WORK REQUIRED — Your task is to reproduce, verbatim and without pictures, the lines from the opening of the listing through the line containing "import seaborn as sns".

MATERIAL —
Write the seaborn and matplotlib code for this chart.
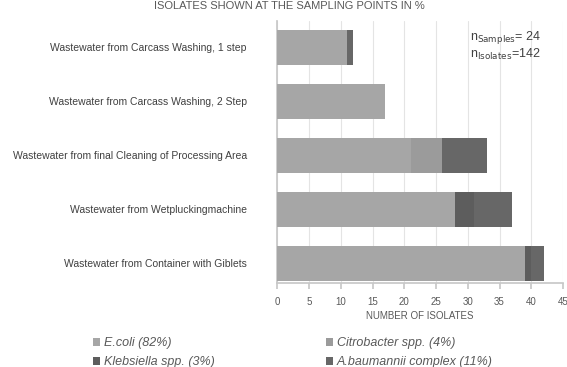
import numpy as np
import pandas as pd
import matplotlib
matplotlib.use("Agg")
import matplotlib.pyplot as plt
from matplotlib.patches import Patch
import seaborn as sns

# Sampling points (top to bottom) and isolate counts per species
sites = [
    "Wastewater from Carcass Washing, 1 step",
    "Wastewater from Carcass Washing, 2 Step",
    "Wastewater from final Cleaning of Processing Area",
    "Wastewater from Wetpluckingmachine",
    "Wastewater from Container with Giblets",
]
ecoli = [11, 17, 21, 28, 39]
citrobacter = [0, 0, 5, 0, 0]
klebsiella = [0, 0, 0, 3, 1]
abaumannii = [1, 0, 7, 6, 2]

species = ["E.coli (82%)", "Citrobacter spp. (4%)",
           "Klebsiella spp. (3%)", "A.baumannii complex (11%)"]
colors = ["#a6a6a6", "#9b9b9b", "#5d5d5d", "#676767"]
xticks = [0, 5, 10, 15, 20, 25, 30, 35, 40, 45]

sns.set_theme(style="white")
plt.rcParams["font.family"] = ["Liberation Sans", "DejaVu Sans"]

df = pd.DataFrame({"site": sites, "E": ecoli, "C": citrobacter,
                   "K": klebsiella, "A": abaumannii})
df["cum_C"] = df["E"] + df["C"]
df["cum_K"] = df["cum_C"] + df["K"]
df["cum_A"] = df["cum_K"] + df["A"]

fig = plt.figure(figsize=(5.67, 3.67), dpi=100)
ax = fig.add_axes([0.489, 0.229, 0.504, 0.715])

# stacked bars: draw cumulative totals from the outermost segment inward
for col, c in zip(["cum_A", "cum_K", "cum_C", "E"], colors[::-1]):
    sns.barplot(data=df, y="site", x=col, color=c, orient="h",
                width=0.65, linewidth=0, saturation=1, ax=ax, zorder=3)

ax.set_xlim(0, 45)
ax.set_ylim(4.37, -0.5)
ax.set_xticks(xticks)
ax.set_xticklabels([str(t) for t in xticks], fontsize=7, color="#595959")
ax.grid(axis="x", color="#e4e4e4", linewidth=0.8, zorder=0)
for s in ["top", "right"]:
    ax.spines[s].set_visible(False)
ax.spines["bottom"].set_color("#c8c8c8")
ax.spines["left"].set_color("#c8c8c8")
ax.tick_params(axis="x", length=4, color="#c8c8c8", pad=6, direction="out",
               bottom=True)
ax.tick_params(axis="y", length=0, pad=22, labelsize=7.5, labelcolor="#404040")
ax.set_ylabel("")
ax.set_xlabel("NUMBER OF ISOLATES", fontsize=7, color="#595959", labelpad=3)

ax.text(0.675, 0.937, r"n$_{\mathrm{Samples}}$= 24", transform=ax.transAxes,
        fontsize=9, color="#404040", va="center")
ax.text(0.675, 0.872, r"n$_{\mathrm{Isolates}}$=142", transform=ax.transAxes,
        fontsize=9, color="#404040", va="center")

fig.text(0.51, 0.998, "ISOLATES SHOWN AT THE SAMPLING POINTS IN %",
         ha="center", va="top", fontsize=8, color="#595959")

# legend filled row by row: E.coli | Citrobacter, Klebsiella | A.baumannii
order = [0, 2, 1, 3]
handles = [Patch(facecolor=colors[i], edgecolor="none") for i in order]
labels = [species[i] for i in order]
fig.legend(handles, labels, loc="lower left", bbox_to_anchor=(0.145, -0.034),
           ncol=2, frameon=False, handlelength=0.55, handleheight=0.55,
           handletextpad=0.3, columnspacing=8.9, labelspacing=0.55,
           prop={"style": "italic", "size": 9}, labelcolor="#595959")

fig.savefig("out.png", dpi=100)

TASK SOLUTION —
Write the seaborn and matplotlib code for this chart.
import numpy as np
import pandas as pd
import matplotlib
matplotlib.use("Agg")
import matplotlib.pyplot as plt
from matplotlib.patches import Patch
import seaborn as sns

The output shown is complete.